In order to debug, I build a simple system of 5 small CG molecules (5 particles/molecule, in total 25 CG atoms), in a cubic simulation box of 4nmx4nmx4nm, run 0 steps in both AMBER and LAMMPS, print out the coordinates (x, y, z) of each atom, the forces (fx, fy, fz) on each atom, and the bonded and non-bonded energy terms of the whole system. The printed coordinates are the same; the printed bonded energies for bonds, angles, and dihedrals are the same. However, the summed energies of VDW and COUL are not.
From AMBER, E(VDW) = VDWAALS + “1-4 NB”, E(COUL) = EELEC + “1-4 EEL”
From LAMMPS: E(VDW) = evdwl, E(COUL) = ecoul + elong
In AMBER, I set:
!! Nature and format of the output
ntxo = 1, !! ntox=1, formated ASCII for file “restrt”; ntxo=2, default, NetCDF file.
ioutfm = 0, !! ioutfm=0, formatted ASCII trajectory; ioutfm=1 (default) binary NetCDF trajectory
iwrap = 1, !! iwrap=1, coordinates to restart & trajectory file will be “wrapped”; default 0
ntpr = 1, !! frequency of printing energy information to files “mdout” and “mdinfo”, default 50
ntwx = 1, !! frequency of writing coordinate trajectory, default=0
ntwr = 1, !! frequency of writing “restrt” file, default=nstlim.
ntwf = 1 !! save the forces to a separate force trajectory file
!! Molecular dynamics
dt = 0.001, !! time step in ps
nstlim = 0, !! number of MD steps
!! Temperature regulation
ig = -1, !! the seed for the psedo-random number generator, affect starting velocity, Langevin dynamics or Andersen coupling.

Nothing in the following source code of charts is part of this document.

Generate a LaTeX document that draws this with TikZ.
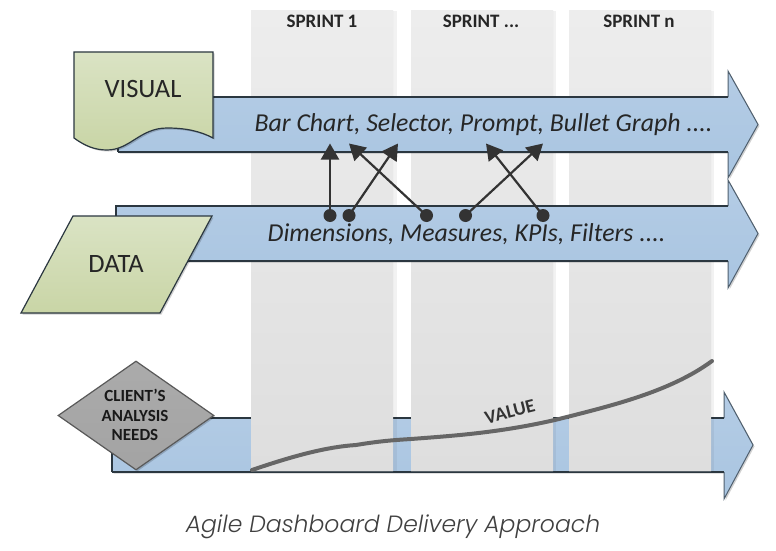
\documentclass[tikz,border=0pt]{standalone}
\usepackage{fontspec}
\setmainfont{Carlito}
\newfontfamily\capfont{Poppins Light Italic}
\usetikzlibrary{arrows.meta,shadows,shapes.geometric}
\definecolor{blockblue}{HTML}{A9C5E1}
\definecolor{blockblueTop}{HTML}{B4CCE5}
\definecolor{lineDark}{HTML}{2B3740}
\definecolor{headLine}{HTML}{4F5F6E}
\definecolor{leafTop}{HTML}{DAE3C4}
\definecolor{leafBot}{HTML}{C9D5A6}
\definecolor{colTop}{HTML}{EDEDED}
\definecolor{colBot}{HTML}{DEDEDE}
\definecolor{valueLine}{HTML}{666666}
\definecolor{connector}{HTML}{333333}
\tikzset{
  softshadow/.style={drop shadow={shadow xshift=1.5pt,shadow yshift=-1.5pt,fill=black,opacity=.18}},
  blockfill/.style={top color=blockblueTop,bottom color=blockblue,draw=none},
  bodyline/.style={draw=lineDark,line width=1.3pt},
  headline/.style={draw=headLine,line width=1pt},
  sprintcol/.style={top color=colTop,bottom color=colBot,draw=none},
  colshade/.style={fill=black,opacity=.05,draw=none},
  sprinthead/.style={font=\bfseries\fontsize{19}{22}\selectfont,text=black!85},
  blocktext/.style={font=\itshape\fontsize{25.8}{30}\selectfont,text=black!85},
  shapetext/.style={font=\fontsize{26.5}{30}\selectfont,text=black!85},
  leaf/.style={top color=leafTop,bottom color=leafBot,draw=lineDark,line width=1.2pt,softshadow},
  link/.style={draw=connector,line width=2.2pt,-{Triangle[length=16pt,width=18pt]},shorten <=0pt},
  dotnode/.style={circle,fill=connector,draw=none,inner sep=0pt,minimum size=13pt},
  needtext/.style={font=\bfseries\fontsize{17}{19.5}\selectfont,align=center,text=black!90},
  valuetext/.style={font=\bfseries\fontsize{19}{20}\selectfont,text=black!80},
  captext/.style={font=\capfont\fontsize{23.5}{28}\selectfont,text=black!75},
}
% x0, ytop, ybot, xhead, xtip, headtop, headbot
\newcommand{\blockarrow}[7]{%
  \path[blockfill,softshadow] (#1,#2) -- (#4,#2) -- (#4,#6) -- (#5,{(#2+#3)/2}) -- (#4,#7) -- (#4,#3) -- (#1,#3) -- cycle;
  \draw[headline] (#4,#2) -- (#4,#6) -- (#5,{(#2+#3)/2}) -- (#4,#7) -- (#4,#3);
  \draw[bodyline] (#1,#3) -- (#4,#3);
  \draw[bodyline] (#1,#3) -- (#1,#2) -- (#4,#2);
}
\begin{document}
\begin{tikzpicture}[x=1pt,y=-1pt]
\useasboundingbox (0,0) rectangle (776,551);
\fill[white] (0,0) rectangle (776,551);
% bottom arrow, behind the sprint columns
\blockarrow{112}{418}{472}{724}{753}{392}{499}
% sprint columns
\path[sprintcol] (251,11) rectangle (393,471);
\path[colshade] (393,11) rectangle (397,471);
\path[sprintcol] (411,11) rectangle (553,471);
\path[colshade] (553,11) rectangle (556,471);
\path[sprintcol] (569,11) rectangle (711,471);
\path[colshade] (711,11) rectangle (714,471);
\draw[bodyline,opacity=.75] (251,472) -- (724,472);
\node[sprinthead] (s1) at (322,21) {SPRINT 1};
\node[sprinthead] (s2) at (481,21) {SPRINT ...};
\node[sprinthead] (s3) at (639,21) {SPRINT n};
% value curve
\draw[valueLine,line width=4pt,line cap=round] (252,470)
  .. controls (290,457) and (325,447) .. (356,445)
  .. controls (380,441) and (395,440) .. (411,439)
  .. controls (450,436) and (500,433) .. (559,419)
  .. controls (610,406) and (670,392) .. (712,361);
\node[valuetext,rotate=14,inner sep=0pt] (val) at (510,412) {VALUE};
% data and visual arrows
\blockarrow{116}{206}{261}{728}{758}{180}{288}
\blockarrow{118}{97}{152}{728}{758}{71}{178}
% visual document
\path[leaf] (74,52) -- (213,52) -- (213,138)
  .. controls (200,131) and (185,128) .. (167,128)
  .. controls (140,128) and (130,150) .. (107,150)
  .. controls (95,150) and (85,146) .. (74,138) -- cycle;
\node[shapetext] (visual) at (143,89) {VISUAL};
% data parallelogram
\path[leaf] (73,216) -- (212,216) -- (160,313) -- (21,313) -- cycle;
\node[shapetext] (data) at (116,264) {DATA};
% diamond
\node[diamond,aspect=1.43,minimum width=156pt,minimum height=109pt,inner sep=0pt,
  top color=black!33,bottom color=black!36,draw=black!65,line width=1.2pt,softshadow] (need) at (136,415.5) {};
\node[needtext] (needlbl) at (135,415) {CLIENT’S\\ANALYSIS\\NEEDS};
% block texts
\node[blocktext] (barlbl) at (483.5,125) {Bar Chart, Selector, Prompt, Bullet Graph ....};
\node[blocktext] (dimlbl) at (466.5,234) {Dimensions, Measures, KPIs, Filters ....};
% connectors
\node[dotnode] (d1) at (330,215.5) {};
\node[dotnode] (d2) at (349,215.5) {};
\node[dotnode] (d3) at (426.5,215.5) {};
\node[dotnode] (d4) at (465.5,215.5) {};
\node[dotnode] (d5) at (543,215.5) {};
\coordinate (t1) at (330,143.5);
\coordinate (t2) at (349,143.5);
\coordinate (t3) at (398,143.5);
\coordinate (t4) at (486,143.5);
\coordinate (t5) at (543,143.5);
\draw[link] (d1.center) -- (t1);
\draw[link] (d2.center) -- (t3);
\draw[link] (d3.center) -- (t2);
\draw[link] (d4.center) -- (t5);
\draw[link] (d5.center) -- (t4);
% caption
\node[captext] (cap) at (393,527) {Agile Dashboard Delivery Approach};
\end{tikzpicture}
\end{document}
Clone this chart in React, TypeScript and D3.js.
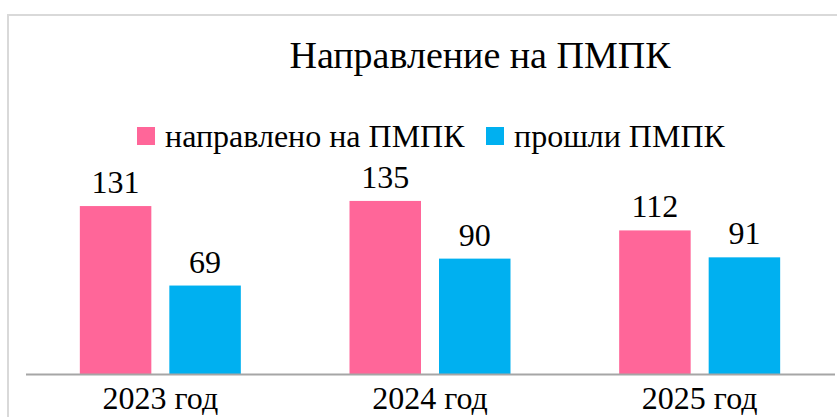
import { useEffect, useRef } from "react";
import * as d3 from "d3";

// chart data
const categories = ["2023 год", "2024 год", "2025 год"];
const seriesNames = ["направлено на ПМПК", "прошли ПМПК"];
const sentValues = [131, 135, 112];
const passedValues = [69, 90, 91];
const seriesColors = ["#FF6699", "#00B0F0"];
const title = "Направление на ПМПК";

const W = 837;
const H = 417;
const font = "Liberation Serif, Tinos, DejaVu Serif, serif";

export default function App() {
    const ref = useRef<SVGSVGElement>(null);

    useEffect(() => {
        const svg = d3.select(ref.current);
        svg.selectAll("*").remove();

        const baseY = 374;
        const plotLeft = 25.5;
        const plotRight = 834.5;

        // chart frame (goes past the picture on the right and bottom)
        svg.append("rect")
            .attr("x", 8)
            .attr("y", 15)
            .attr("width", 1000)
            .attr("height", 500)
            .attr("fill", "white")
            .attr("stroke", "#d9d9d9")
            .attr("stroke-width", 2);

        // title
        svg.append("text")
            .attr("x", 480)
            .attr("y", 68)
            .attr("text-anchor", "middle")
            .style("font-family", font)
            .attr("font-size", 38)
            .attr("fill", "#000")
            .text(title);

        const x0 = d3.scaleBand<string>()
            .domain(categories)
            .range([plotLeft, plotRight]);

        const groupW = 161;
        const bw = x0.bandwidth();
        const x1 = d3.scaleBand<string>()
            .domain(seriesNames)
            .range([(bw - groupW) / 2, (bw + groupW) / 2])
            .paddingInner(18 / 89.5);

        const y = d3.scaleLinear()
            .domain([0, 140])
            .range([baseY, baseY - 140 * 1.282]);

        const rows = categories.map((c, i) => ({
            cat: c,
            vals: [sentValues[i], passedValues[i]],
        }));

        const groups = svg.append("g")
            .selectAll("g")
            .data(rows)
            .enter().append("g")
            .attr("transform", (d) => `translate(${x0(d.cat)},0)`);

        groups.selectAll("rect")
            .data((d) => d.vals.map((v, j) => ({ name: seriesNames[j], v, j })))
            .enter().append("rect")
            .attr("x", (d) => x1(d.name)!)
            .attr("y", (d) => y(d.v))
            .attr("width", x1.bandwidth())
            .attr("height", (d) => baseY - y(d.v))
            .attr("fill", (d) => seriesColors[d.j]);

        groups.selectAll("text")
            .data((d) => d.vals.map((v, j) => ({ name: seriesNames[j], v })))
            .enter().append("text")
            .attr("x", (d) => x1(d.name)! + x1.bandwidth() / 2)
            .attr("y", (d) => y(d.v) - 13)
            .attr("text-anchor", "middle")
            .style("font-family", font)
            .attr("font-size", 32)
            .attr("fill", "#000")
            .text((d) => d.v);

        // x axis
        const xAxis = d3.axisBottom(x0).tickSize(0).tickPadding(0);
        const axisG = svg.append("g")
            .attr("transform", `translate(0,${baseY})`)
            .call(xAxis);
        axisG.select(".domain")
            .attr("stroke", "#a6a6a6")
            .attr("stroke-width", 2);
        axisG.selectAll(".tick text")
            .style("font-family", font)
            .attr("font-size", 32)
            .attr("fill", "#000")
            .attr("dy", 0)
            .attr("y", 35);

        // legend
        const legendX = [137, 486];
        const legend = svg.append("g")
            .selectAll("g")
            .data(seriesNames)
            .enter().append("g")
            .attr("transform", (d, i) => `translate(${legendX[i]},127)`);
        legend.append("rect")
            .attr("width", 18)
            .attr("height", 18)
            .attr("fill", (d, i) => seriesColors[i]);
        legend.append("text")
            .attr("x", 28)
            .attr("y", 20)
            .style("font-family", font)
            .attr("font-size", 32)
            .attr("fill", "#000")
            .text((d) => d);
    }, []);

    return (
        <svg ref={ref} width={W} height={H}
            style={{ position: "absolute", left: 0, top: 0, background: "white" }}></svg>
    );
}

!! ig=-1 (default), random seed based on current date and time, for ntt=2/3
ntt = 3, !! switch for temperature scaling
!! ntt=0, NVE ensemble
!! ntt=1, weak-coupling algorithm
!! ntt=2, Andersen temperature coupling scheme.
!! ntt=3, temperature, use Langevin dynamics with collision frequency gamma_ln
gamma_ln = 2.0, !! the collision frequency for thermostat (default 0). when ntt = 3, around 2 to 5 ps^-1
temp0 = 298.15, !! reference temperature (K), default 300
tempi = 298.15, !! initial temperature. default 0.0, velocities calculated from forces
!! When ntx<3 (for initial dynamics run), assign velocities from Maxwellian distribution.
!! When ntx>3, tempi has no effect.
tautp = 0.5, !! tautp, time constant (in ps) for heat bath coupling if ntt=1. default 1.0.
!! Pressure regulation
ntp = 1, !! flag for constant pressure dynamics
!! Note: TI is incompatible with ntp != 0, 1
!! ntp=0, default, no pressure scaling
!! ntp=1, pressure, isotropic position scaling
!! ntp=2, anisotropic (x-,y-,z-) pressure scaling
pres0 = 1.0, !! pres0=1.0 (default), reference pressure in units of bars
taup = 1.0, !! taup, default 1.0, pressure relaxation time in ps
!! Potential function parameters
ntb = 2, !! periodic boundary condition
!! ntb=0, no periodicity is applied and PME is off (default when igb>0)
!! ntb=1, constant volume (default when igb=0 & ntp=0)
!! ntb=2, constant pressure (default when ntp>1)
dielc = 1.0, !! dielectric multiplicative constant (default 1.0)
cut = 12.0, !! nonbonded cutoff in Angstroms (default 8.0 when igb==0)
igb = 0, !! flag for using implicit solvent models, default 0
In LAMMPS, I tried setting:
pair_style lj/charmm/coul/long 12.0 14.0 12.0
special_bonds amber
kspace_style ewald 1e-5
thermo 1
thermo_style custom step evdwl ecoul elong epair etail ebond eangle edihed eimp emol bonds angles dihedrals impropers
dump myForce all custom 1 myForce.dump id type x y z fx fy fz
run 0
If I change the pair_style to “pair_style lj/cut/coul/long 12.0 14.0” or “pair_style lj/charmmfsw/coul/long 12.0 14.0”, the discrepancies become even larger (run 0 step, compare the corresponding energies )
I found that If I want to get close values of E(VDW) and E(COUL) as “cut = 12.0” in AMBER, I need to set “pair_style lj/charmm/coul/long 14.0 20.0 13.12” in LAMMPS, so that the discrepancies of E(VDW) < 0.0001, E(COUL) < 0.0007, the discrepancies of forces (fx, fy, fz) on each atom < 0.005.
So, could you please kindly give some comments and suggestions on how to set up the pair_style (kspace), the ensemble, etc, in LAMMPS, in order to reproce the AMBER results as much as possible?